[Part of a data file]
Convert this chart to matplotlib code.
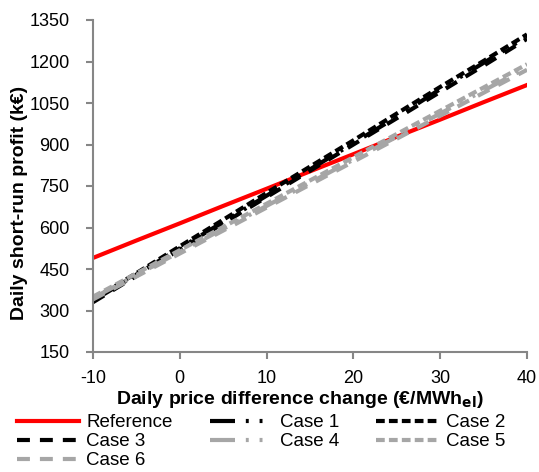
import matplotlib.pyplot as plt

plt.rcParams['font.family'] = ['Liberation Sans', 'DejaVu Sans']
plt.rcParams['axes.unicode_minus'] = False

# price difference change (€/MWh_el)
x = [-10, -5, 0, 5, 10, 15, 20, 25, 30, 35, 40]

# daily short-run profit (k€)
reference = [490, 553, 615, 678, 740, 803, 865, 928, 990, 1053, 1115]
case1 = [335, 430, 525, 620, 715, 810, 905, 1000, 1100, 1195, 1290]
case2 = [340, 435, 532, 628, 725, 820, 915, 1012, 1108, 1202, 1298]
case3 = [330, 425, 520, 615, 710, 805, 900, 995, 1090, 1185, 1282]
case4 = [345, 428, 512, 595, 678, 762, 845, 928, 1012, 1095, 1178]
case5 = [350, 434, 518, 602, 686, 770, 854, 938, 1022, 1106, 1190]
case6 = [340, 423, 506, 589, 672, 755, 838, 921, 1004, 1087, 1170]

labels = ["Reference", "Case 1", "Case 2", "Case 3", "Case 4", "Case 5", "Case 6"]

grey = "#A6A6A6"
axis_col = "#868686"

fig = plt.figure(figsize=(5.39, 4.72), dpi=100)
ax = fig.add_axes([93/539, 1 - 352/472, (527-93)/539, (352-20)/472])

lw = 3
dashdotdot = (6, 2.6, 0.7, 2.6, 0.7, 2.6)
shortdash = (2.1, 1.0)
longdash = (3.1, 2.4)
h = []
h += ax.plot(x, reference, color="red", lw=lw, label=labels[0])
h += ax.plot(x, case1, color="black", lw=lw, dashes=dashdotdot, label=labels[1])
h += ax.plot(x, case2, color="black", lw=lw, dashes=shortdash, label=labels[2])
h += ax.plot(x, case3, color="black", lw=lw, dashes=longdash, label=labels[3])
h += ax.plot(x, case4, color=grey, lw=lw, dashes=dashdotdot, label=labels[4])
h += ax.plot(x, case5, color=grey, lw=lw, dashes=shortdash, label=labels[5])
h += ax.plot(x, case6, color=grey, lw=lw, dashes=longdash, label=labels[6])

ax.set_xlim(-10, 40)
ax.set_ylim(150, 1350)
ax.set_xticks(range(-10, 41, 10))
ax.set_yticks(range(150, 1351, 150))

for s in ["top", "right"]:
    ax.spines[s].set_visible(False)
for s in ["left", "bottom"]:
    ax.spines[s].set_color(axis_col)
    ax.spines[s].set_linewidth(1.5)
ax.tick_params(colors=axis_col, labelcolor="black", labelsize=13, length=5, width=1.5)
ax.tick_params(axis="y", pad=12)
ax.tick_params(axis="x", pad=8)

ax.set_xlabel("Daily price difference change (€/MWh$_{\\mathbf{el}}$)",
              fontsize=14, fontweight="bold")
ax.set_ylabel("Daily short-run profit (k€)", fontsize=14, fontweight="bold")
ax.xaxis.set_label_coords(0.477, -0.112)
ax.yaxis.set_label_coords(-0.15, 0.449)

# legend is filled row by row in the original
order = [0, 3, 6, 1, 4, 2, 5]
fig.legend([h[i] for i in order], [labels[i] for i in order],
           loc="upper left", bbox_to_anchor=(17/539, 1 - 414/472), ncol=3,
           frameon=False, fontsize=13.5, handlelength=3.3, handletextpad=0.4,
           columnspacing=2.0, labelspacing=0.1, borderaxespad=0, borderpad=0)

fig.savefig("out.png", dpi=100)
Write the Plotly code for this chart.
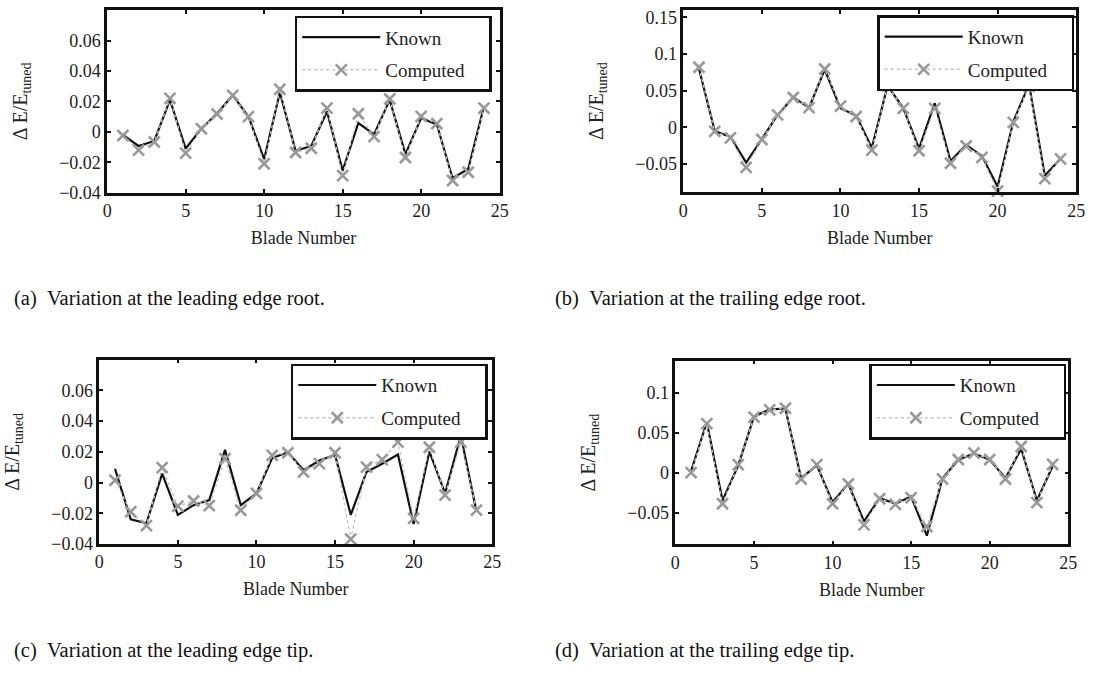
import plotly.graph_objects as go

blades = list(range(1, 25))

a_known = [-0.002, -0.0093, -0.006, 0.021, -0.011, 0.002, 0.012, 0.024, 0.010, -0.018, 0.026, -0.0125,
           -0.0093, 0.0134, -0.0255, 0.0058, -0.0017, 0.021, -0.0147, 0.0091, 0.0048, -0.0305, -0.0244, 0.0166]
a_comp = [-0.0024, -0.012, -0.0067, 0.022, -0.014, 0.002, 0.0117, 0.024, 0.010, -0.021, 0.028, -0.0136,
          -0.0108, 0.0156, -0.0288, 0.0119, -0.0032, 0.0216, -0.0169, 0.0102, 0.0054, -0.032, -0.0266, 0.0156]

b_known = [0.080, -0.005, -0.013, -0.048, -0.016, 0.017, 0.041, 0.027, 0.079, 0.026, 0.016, -0.028,
           0.057, 0.026, -0.029, 0.033, -0.046, -0.024, -0.039, -0.081, 0.008, 0.0586, -0.066, -0.043]
b_comp = [0.082, -0.0054, -0.0143, -0.0546, -0.0166, 0.017, 0.0407, 0.027, 0.0797, 0.029, 0.0148, -0.031,
          0.057, 0.026, -0.032, 0.026, -0.049, -0.0255, -0.041, -0.087, 0.0067, 0.056, -0.070, -0.043]

c_known = [0.009, -0.024, -0.0265, 0.0058, -0.021, -0.0147, -0.0114, 0.0213, -0.0147, -0.0071, 0.016, 0.0198,
           0.008, 0.0144, 0.018, -0.021, 0.0069, 0.0123, 0.0183, -0.027, 0.0203, -0.0071, 0.0306, -0.019]
c_comp = [0.0015, -0.019, -0.028, 0.0097, -0.0153, -0.012, -0.015, 0.0155, -0.018, -0.0071, 0.0177, 0.0194,
          0.0069, 0.0123, 0.0194, -0.0368, 0.0101, 0.0149, 0.0263, -0.0233, 0.023, -0.0082, 0.0263, -0.0179]

d_known = [0.002, 0.063, -0.035, 0.009, 0.070, 0.079, 0.080, -0.007, 0.009, -0.037, -0.014, -0.061,
           -0.032, -0.039, -0.030, -0.079, -0.007, 0.016, 0.024, 0.016, -0.007, 0.030, -0.035, 0.008]
d_comp = [0.0, 0.0613, -0.039, 0.010, 0.0695, 0.0785, 0.0805, -0.008, 0.010, -0.039, -0.0143, -0.0654,
          -0.0327, -0.0397, -0.0315, -0.0675, -0.008, 0.0164, 0.0245, 0.0164, -0.008, 0.0327, -0.0376, 0.0102]

x_ticks = [0, 5, 10, 15, 20, 25]
y_ticks_ac = [-0.04, -0.02, 0, 0.02, 0.04, 0.06]
y_text_ac = ["\u22120.04", "\u22120.02", "0", "0.02", "0.04", "0.06"]
y_ticks_b = [-0.05, 0, 0.05, 0.1, 0.15]
y_text_b = ["\u22120.05", "0", "0.05", "0.1", "0.15"]
y_ticks_d = [-0.05, 0, 0.05, 0.1]
y_text_d = ["\u22120.05", "0", "0.05", "0.1"]

captions = ["(a)\u00a0\u00a0Variation at the leading edge root.",
            "(b)\u00a0\u00a0Variation at the trailing edge root.",
            "(c)\u00a0\u00a0Variation at the leading edge tip.",
            "(d)\u00a0\u00a0Variation at the trailing edge tip."]

W, H = 1102, 697
FONT = "Liberation Serif"

panels = [
    # known, comp, xdomain px, ydomain px (top, bottom), yrange, yticks, ytext, legend box (right, top)
    (a_known, a_comp, (103.5, 501), (8.3, 194), [-0.04, 0.08], y_ticks_ac, y_text_ac, (493, 14)),
    (b_known, b_comp, (687, 1085), (8.3, 193.5), [-0.0885, 0.16], y_ticks_b, y_text_b, (1083, 13.5)),
    (c_known, c_comp, (95.5, 493.5), (364, 551.5), [-0.04, 0.08], y_ticks_ac, y_text_ac, (489, 368)),
    (d_known, d_comp, (679, 1077), (365, 552), [-0.09, 0.14], y_ticks_d, y_text_d, (1075, 368)),
]

fig = go.Figure()
layout = dict(
    width=W, height=H, autosize=False,
    margin=dict(l=0, r=0, t=0, b=0),
    paper_bgcolor="white", plot_bgcolor="white",
    font=dict(family=FONT, size=18, color="#222"),
    showlegend=True,
)

PAD = "\u00a0" * 4

for i, (kn, cp, xd, yd, yr, ytv, ytt, lg) in enumerate(panels):
    n = i + 1
    sfx = "" if n == 1 else str(n)
    lname = "legend" if n == 1 else f"legend{n}"
    fig.add_trace(go.Scatter(
        x=blades, y=kn, mode="lines", name="Known",
        line=dict(color="#111111", width=2.2),
        xaxis=f"x{sfx}", yaxis=f"y{sfx}", legend=lname, legendgroup=f"k{n}",
        cliponaxis=False,
    ))
    fig.add_trace(go.Scatter(
        x=blades, y=cp, mode="lines+markers", name="Computed" + PAD,
        line=dict(color="#c4c4c4", width=1.4, dash="dot"),
        marker=dict(symbol="x-thin", size=11, line=dict(color="#999999", width=2.6)),
        xaxis=f"x{sfx}", yaxis=f"y{sfx}", legend=lname, legendgroup=f"c{n}",
        cliponaxis=False,
    ))
    axis_common = dict(
        showline=True, linecolor="#111", linewidth=2.5, mirror="ticks",
        ticks="inside", ticklen=4, tickwidth=1.5, tickcolor="#111",
        showgrid=False, zeroline=False,
        tickfont=dict(family=FONT, size=18, color="#222"),
    )
    layout[f"xaxis{sfx}"] = dict(
        axis_common, domain=[xd[0] / W, xd[1] / W], range=[0, 25],
        tickvals=x_ticks, anchor=f"y{sfx}",
        title=dict(text="Blade Number", font=dict(family=FONT, size=18, color="#222"), standoff=12),
    )
    layout[f"yaxis{sfx}"] = dict(
        axis_common, domain=[1 - yd[1] / H, 1 - yd[0] / H], range=yr,
        tickvals=ytv, ticktext=ytt, anchor=f"x{sfx}",
        title=dict(text="\u0394 E/E<sub>tuned</sub>", font=dict(family=FONT, size=20, color="#222"), standoff=27),
    )
    layout[lname] = dict(
        x=lg[0] / W, y=1 - lg[1] / H, xanchor="right", yanchor="top",
        xref="paper", yref="paper",
        bordercolor="#111", borderwidth=2.5, bgcolor="white",
        font=dict(family=FONT, size=19, color="#222"),
        itemwidth=78, tracegroupgap=5,
    )

cap_pos = [(7, 302), (555, 302), (7, 660), (555, 660)]
annotations = []
for txt, (cx, cy) in zip(captions, cap_pos):
    annotations.append(dict(
        text=txt, x=cx / W, y=1 - cy / H, xref="paper", yref="paper",
        xanchor="left", yanchor="middle", showarrow=False,
        font=dict(family=FONT, size=20.5, color="#111"),
    ))
layout["annotations"] = annotations

fig.update_layout(**layout)
fig.write_html("out.html")
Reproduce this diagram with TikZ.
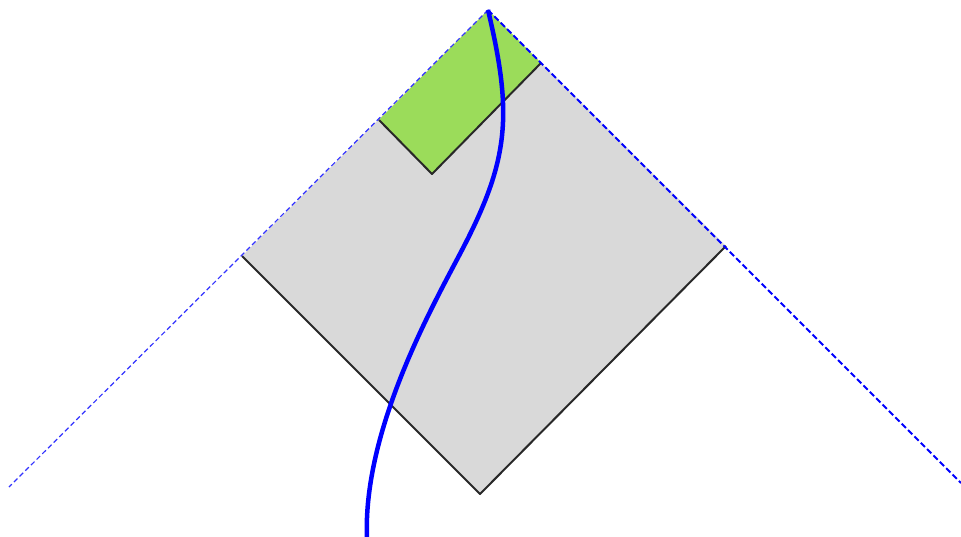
\documentclass[tikz,border=0pt]{standalone}
\usepackage{tikz}
\definecolor{regiongray}{RGB}{217,217,217}
\definecolor{regiongreen}{RGB}{155,220,90}
\definecolor{edgedark}{RGB}{40,40,40}

\begin{document}
\begin{tikzpicture}[
  x=1pt,y=-1pt,
  region/.style={fill=regiongray,draw=none},
  patch/.style={fill=regiongreen,draw=none},
  edge/.style={draw=edgedark,line width=2pt,line join=round},
  horizon/.style={draw=blue,line width=2pt,dash pattern=on 6pt off 3pt},
  thinhorizon/.style={draw=blue!80,line width=1.2pt,dash pattern=on 5pt off 3pt},
  worldline/.style={draw=blue,line width=4.5pt,line cap=butt},
]
\useasboundingbox (0,0) rectangle (961,537);

% corners
\coordinate (A) at (488,10);
\coordinate (SL) at (242,256);
\coordinate (SB) at (480,494);
\coordinate (SR) at (726,246);
\coordinate (GL) at (379,120);
\coordinate (GB) at (432,174);
\coordinate (GR) at (541,63);
\coordinate (HL) at (9,487);
\coordinate (HR) at (961,483);
\coordinate (W1) at (462,250);
\coordinate (W2) at (367,540);

\fill[region] (A)--(SR)--(SB)--(SL)--cycle;
\fill[patch] (A)--(GR)--(GB)--(GL)--cycle;
\draw[edge] (SL)--(SB)--(SR);
\draw[edge] (GL)--(GB)--(GR);

\draw[thinhorizon] (A)--(HL);
\draw[horizon] (A)--(HR);

\draw[worldline] (A) .. controls (513,115) and (509,160) .. (W1)
  .. controls (433.8,304) and (362,430) .. (W2);
\end{tikzpicture}
\end{document}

[TASK GOAL] Starting at the line that contains "Write the Plotly code for this chart." and ending at the line that contains "-0.032, -0.0266, 0.0156]", give the lines again exactly. Do not include the pictures.

[SOLVED PROBLEM]
Write the Plotly code for this chart.
import plotly.graph_objects as go

blades = list(range(1, 25))

a_known = [-0.002, -0.0093, -0.006, 0.021, -0.011, 0.002, 0.012, 0.024, 0.010, -0.018, 0.026, -0.0125,
           -0.0093, 0.0134, -0.0255, 0.0058, -0.0017, 0.021, -0.0147, 0.0091, 0.0048, -0.0305, -0.0244, 0.0166]
a_comp = [-0.0024, -0.012, -0.0067, 0.022, -0.014, 0.002, 0.0117, 0.024, 0.010, -0.021, 0.028, -0.0136,
          -0.0108, 0.0156, -0.0288, 0.0119, -0.0032, 0.0216, -0.0169, 0.0102, 0.0054, -0.032, -0.0266, 0.0156]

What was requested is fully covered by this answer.